--- Instructions to follow ---
Print, word for word, every line from the beginning of the listing up to and including the line with "const sourceText = 'SOURCE: pH". Pictures are to be excluded.

#### Material provided

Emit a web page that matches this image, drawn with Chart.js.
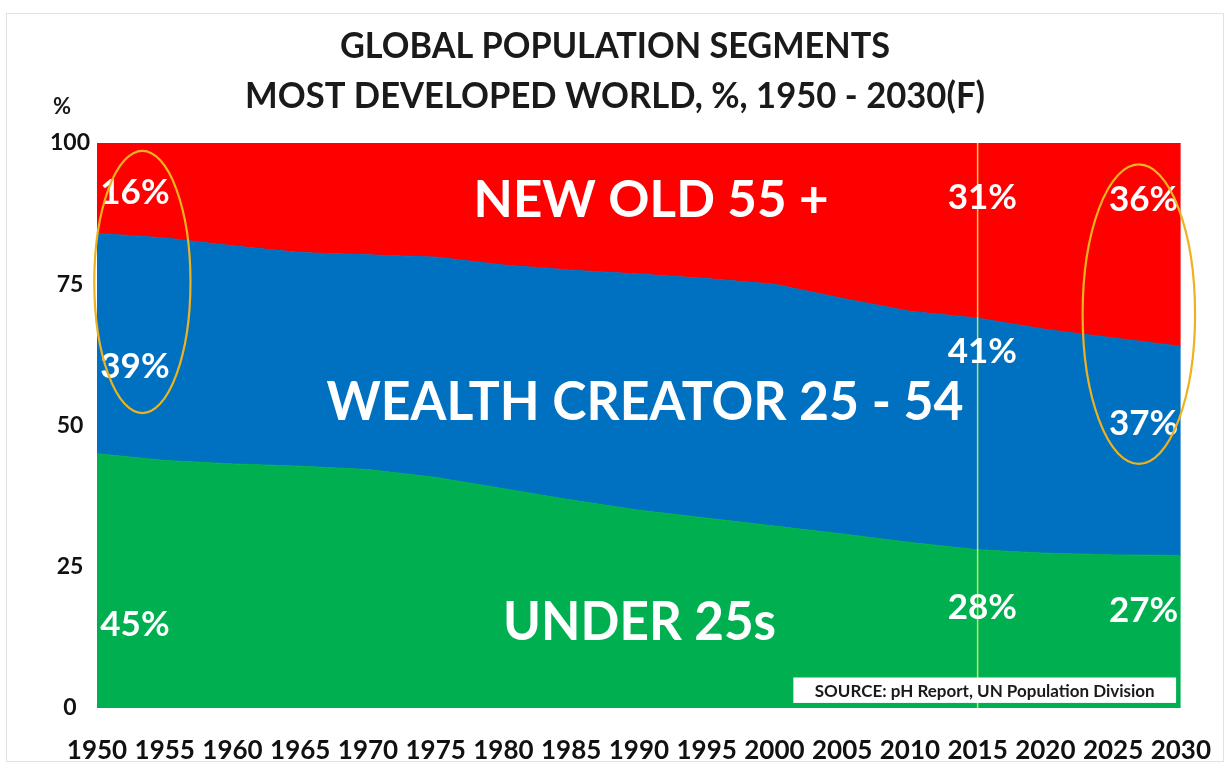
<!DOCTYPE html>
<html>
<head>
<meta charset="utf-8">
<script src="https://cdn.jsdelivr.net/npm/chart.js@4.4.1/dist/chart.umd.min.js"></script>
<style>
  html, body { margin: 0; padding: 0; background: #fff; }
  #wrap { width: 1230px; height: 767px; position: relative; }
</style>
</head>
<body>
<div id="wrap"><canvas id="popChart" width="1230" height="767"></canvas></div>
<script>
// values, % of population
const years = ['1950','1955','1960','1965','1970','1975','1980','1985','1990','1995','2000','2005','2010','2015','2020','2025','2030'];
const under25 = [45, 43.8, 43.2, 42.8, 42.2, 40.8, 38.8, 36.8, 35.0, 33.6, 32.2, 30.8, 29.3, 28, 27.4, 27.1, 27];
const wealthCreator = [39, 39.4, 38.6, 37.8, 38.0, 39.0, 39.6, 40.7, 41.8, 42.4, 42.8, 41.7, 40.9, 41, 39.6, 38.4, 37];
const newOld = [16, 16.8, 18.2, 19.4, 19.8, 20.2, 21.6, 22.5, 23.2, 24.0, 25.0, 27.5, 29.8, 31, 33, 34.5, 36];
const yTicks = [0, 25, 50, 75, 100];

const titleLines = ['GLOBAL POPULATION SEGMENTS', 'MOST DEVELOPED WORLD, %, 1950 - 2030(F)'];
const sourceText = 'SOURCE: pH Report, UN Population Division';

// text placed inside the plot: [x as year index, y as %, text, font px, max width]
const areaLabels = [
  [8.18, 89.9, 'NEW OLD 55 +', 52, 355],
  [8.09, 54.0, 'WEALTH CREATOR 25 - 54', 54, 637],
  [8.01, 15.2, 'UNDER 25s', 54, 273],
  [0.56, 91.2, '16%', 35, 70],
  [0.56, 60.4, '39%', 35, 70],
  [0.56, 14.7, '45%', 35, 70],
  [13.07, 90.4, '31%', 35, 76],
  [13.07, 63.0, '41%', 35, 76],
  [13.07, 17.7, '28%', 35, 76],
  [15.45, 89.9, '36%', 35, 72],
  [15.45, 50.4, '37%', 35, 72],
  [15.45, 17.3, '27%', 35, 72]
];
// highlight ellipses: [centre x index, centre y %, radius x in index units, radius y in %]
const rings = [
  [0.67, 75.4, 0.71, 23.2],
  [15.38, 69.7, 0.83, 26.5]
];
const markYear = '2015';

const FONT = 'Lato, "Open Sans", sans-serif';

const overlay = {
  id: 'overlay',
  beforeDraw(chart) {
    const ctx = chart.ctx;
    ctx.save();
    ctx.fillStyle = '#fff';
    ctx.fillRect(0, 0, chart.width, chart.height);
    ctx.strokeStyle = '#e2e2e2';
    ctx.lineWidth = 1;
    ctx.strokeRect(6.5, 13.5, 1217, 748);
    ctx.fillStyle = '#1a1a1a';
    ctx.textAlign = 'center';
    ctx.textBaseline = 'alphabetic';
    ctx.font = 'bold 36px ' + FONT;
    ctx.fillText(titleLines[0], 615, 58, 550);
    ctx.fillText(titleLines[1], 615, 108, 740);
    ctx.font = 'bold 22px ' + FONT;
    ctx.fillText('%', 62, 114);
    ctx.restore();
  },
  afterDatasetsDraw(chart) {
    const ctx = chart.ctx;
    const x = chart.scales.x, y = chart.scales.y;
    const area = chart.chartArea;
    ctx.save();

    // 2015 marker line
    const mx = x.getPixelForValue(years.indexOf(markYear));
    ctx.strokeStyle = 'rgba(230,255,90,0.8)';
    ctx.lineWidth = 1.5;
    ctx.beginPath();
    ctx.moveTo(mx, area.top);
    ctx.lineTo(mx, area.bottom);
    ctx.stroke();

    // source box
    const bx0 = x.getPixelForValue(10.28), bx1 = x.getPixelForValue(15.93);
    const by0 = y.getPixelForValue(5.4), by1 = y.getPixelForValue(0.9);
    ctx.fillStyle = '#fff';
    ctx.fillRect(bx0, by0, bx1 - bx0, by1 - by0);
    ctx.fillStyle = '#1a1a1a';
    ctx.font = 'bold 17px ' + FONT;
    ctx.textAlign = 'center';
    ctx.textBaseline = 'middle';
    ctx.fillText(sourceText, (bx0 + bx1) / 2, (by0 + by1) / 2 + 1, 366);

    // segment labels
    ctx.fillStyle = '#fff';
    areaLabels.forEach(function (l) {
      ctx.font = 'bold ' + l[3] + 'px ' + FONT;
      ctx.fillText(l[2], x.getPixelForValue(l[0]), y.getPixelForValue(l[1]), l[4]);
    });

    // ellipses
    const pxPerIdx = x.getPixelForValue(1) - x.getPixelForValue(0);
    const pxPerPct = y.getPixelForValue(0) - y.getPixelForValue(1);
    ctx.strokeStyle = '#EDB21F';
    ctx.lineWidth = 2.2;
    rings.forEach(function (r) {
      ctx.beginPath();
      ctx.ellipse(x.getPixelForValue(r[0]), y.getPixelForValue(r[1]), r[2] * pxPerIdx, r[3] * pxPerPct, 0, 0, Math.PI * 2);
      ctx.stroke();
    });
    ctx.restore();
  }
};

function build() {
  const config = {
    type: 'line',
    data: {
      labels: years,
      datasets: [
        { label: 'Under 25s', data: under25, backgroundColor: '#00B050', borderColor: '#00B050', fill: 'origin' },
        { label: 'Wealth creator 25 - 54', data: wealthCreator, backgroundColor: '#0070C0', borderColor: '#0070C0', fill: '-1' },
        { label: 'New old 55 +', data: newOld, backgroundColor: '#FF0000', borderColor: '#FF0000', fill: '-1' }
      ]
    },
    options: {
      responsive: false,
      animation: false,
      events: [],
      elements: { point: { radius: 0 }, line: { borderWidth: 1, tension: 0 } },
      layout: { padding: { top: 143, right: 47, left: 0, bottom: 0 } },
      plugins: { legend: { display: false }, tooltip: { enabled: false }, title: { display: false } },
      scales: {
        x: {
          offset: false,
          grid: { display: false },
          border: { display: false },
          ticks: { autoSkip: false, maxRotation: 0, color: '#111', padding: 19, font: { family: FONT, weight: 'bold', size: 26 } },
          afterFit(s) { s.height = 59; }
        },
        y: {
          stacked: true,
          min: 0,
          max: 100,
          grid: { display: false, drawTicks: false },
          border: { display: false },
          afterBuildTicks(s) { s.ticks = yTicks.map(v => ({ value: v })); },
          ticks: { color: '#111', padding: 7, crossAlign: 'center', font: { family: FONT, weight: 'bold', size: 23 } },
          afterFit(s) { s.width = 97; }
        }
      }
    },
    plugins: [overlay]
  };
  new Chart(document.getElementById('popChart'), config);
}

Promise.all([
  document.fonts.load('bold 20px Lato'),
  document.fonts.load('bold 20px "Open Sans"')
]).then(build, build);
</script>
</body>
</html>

########

--- Right answer ---
Emit a web page that matches this image, drawn with Chart.js.
<!DOCTYPE html>
<html>
<head>
<meta charset="utf-8">
<script src="https://cdn.jsdelivr.net/npm/chart.js@4.4.1/dist/chart.umd.min.js"></script>
<style>
  html, body { margin: 0; padding: 0; background: #fff; }
  #wrap { width: 1230px; height: 767px; position: relative; }
</style>
</head>
<body>
<div id="wrap"><canvas id="popChart" width="1230" height="767"></canvas></div>
<script>
// values, % of population
const years = ['1950','1955','1960','1965','1970','1975','1980','1985','1990','1995','2000','2005','2010','2015','2020','2025','2030'];
const under25 = [45, 43.8, 43.2, 42.8, 42.2, 40.8, 38.8, 36.8, 35.0, 33.6, 32.2, 30.8, 29.3, 28, 27.4, 27.1, 27];
const wealthCreator = [39, 39.4, 38.6, 37.8, 38.0, 39.0, 39.6, 40.7, 41.8, 42.4, 42.8, 41.7, 40.9, 41, 39.6, 38.4, 37];
const newOld = [16, 16.8, 18.2, 19.4, 19.8, 20.2, 21.6, 22.5, 23.2, 24.0, 25.0, 27.5, 29.8, 31, 33, 34.5, 36];
const yTicks = [0, 25, 50, 75, 100];

const titleLines = ['GLOBAL POPULATION SEGMENTS', 'MOST DEVELOPED WORLD, %, 1950 - 2030(F)'];
const sourceText = 'SOURCE: pH Report, UN Population Division';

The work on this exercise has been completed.